We spent a restful afternoon escaping for a moment the harsh reality of our new lives without Jake, thinking the entire time how much he would have loved it.
The Hammer Museum in Westwood Village is a lovely intimate place. The bulk of its permanent exhibitions comes from the collection of Dr. Armand Hammer, the former Chairman of Occidental Petroleum. Between Dr. Hammer and J.Paul Getty, the oilmen have some of the best museum spaces in the city. In addition to the permanent collection, it features rotating exhibits by a diverse spectrum of artists, numerous public programs, workshops, symposia, film series, lectures, and admission is free. Always.
On Thursday at 12:30 the UCLA Mindful Awareness Research Center has a regular 30-minute Mindful Awareness meditation. T used to go frequently, and I came along on this day because Michael Perricone, master of the Tibetan Savasana Bowls (also called singing bowls) played during the half-hour session. The hypnotic music enhanced the meditative state and although I am not a regular practitioner, I emerged from the session relaxed and present. The bowls are a centuries old instrument used for meditation practices throughout the world. They come in different sizes and tunings. During the early days after Jake’s passing, a casual acquaintance sent me a link about how different frequencies of sound affect different areas of the mind and body, and certain tones are held to be beneficial in eliminating stress, fear, and grief. We did a little research and bought two bowls from Bodhisattva – one for her and one for me.
After the meditation, we wandered through the galleries admiring Dr. Hammer’s taste in art, spending a lovely afternoon with Daumier, Monet, Van Gogh, Degas, Goya, Stuart and Sargent, among many others. It is a wonderful, accessible museum with an ever-changing mix of art and artists.
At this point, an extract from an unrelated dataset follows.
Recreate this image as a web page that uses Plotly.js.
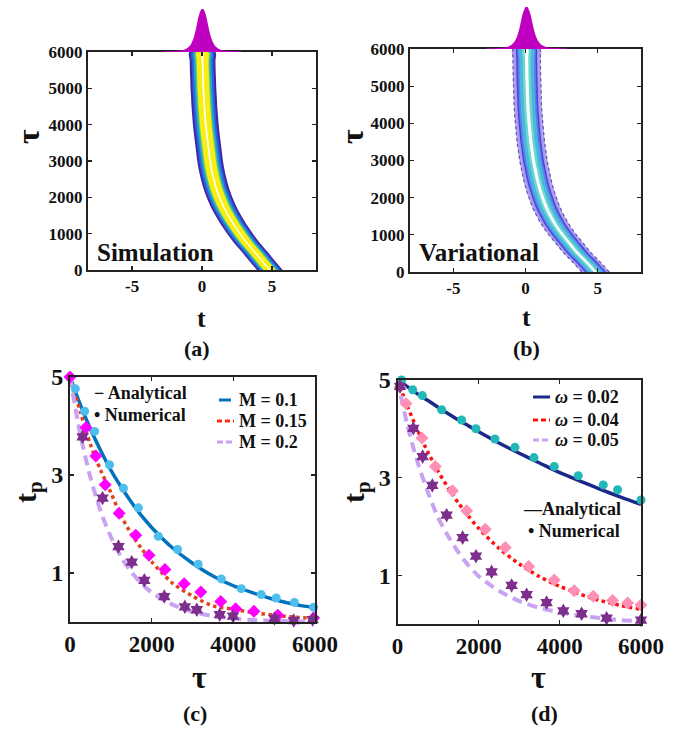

Jake, Terry, and I want to the L.A. County Museum of Art one fine June day to see the Stanley Kubrick exhibit. We were sitting at one of the cafe tables having coffee waiting for our alloted time when I snapped this photo. The exhibit was fabulous. Memorabilia, equipment, scripts, letters, props, production sketches, stills, and notes from every film he directed, some projects that never came to fruition, and photos from the beginning of his career as a young photographer for Life magazine. We spent an engaging couple of hours exploring the intricacies of his thought process and visual style. I learned about a his early films, read letters he wrote to some self-righteous clergymen about Lolita, saw a wonderful miniature model of the War Room from Dr. Strangelove, special lenses he used, and a wealth of other fascinating exhibits.
I took this photo of Jake through one of the lenses Kubrick used during the filming of 2001: A Space Odyssey, that ended up on Jake’s Facebook page as his profile picture. It is still there as his page has been “memorialized” by FB which means existing friends can still post to it – no new people can be added – and presumably will be up for as long as Facebook exists. His friends post messages to him from time to time and I occasionally put up things I think he would have enjoyed. Somehow it helps keep his spirit alive. For whatever reasons, I haven’t been back to LACMA since that day.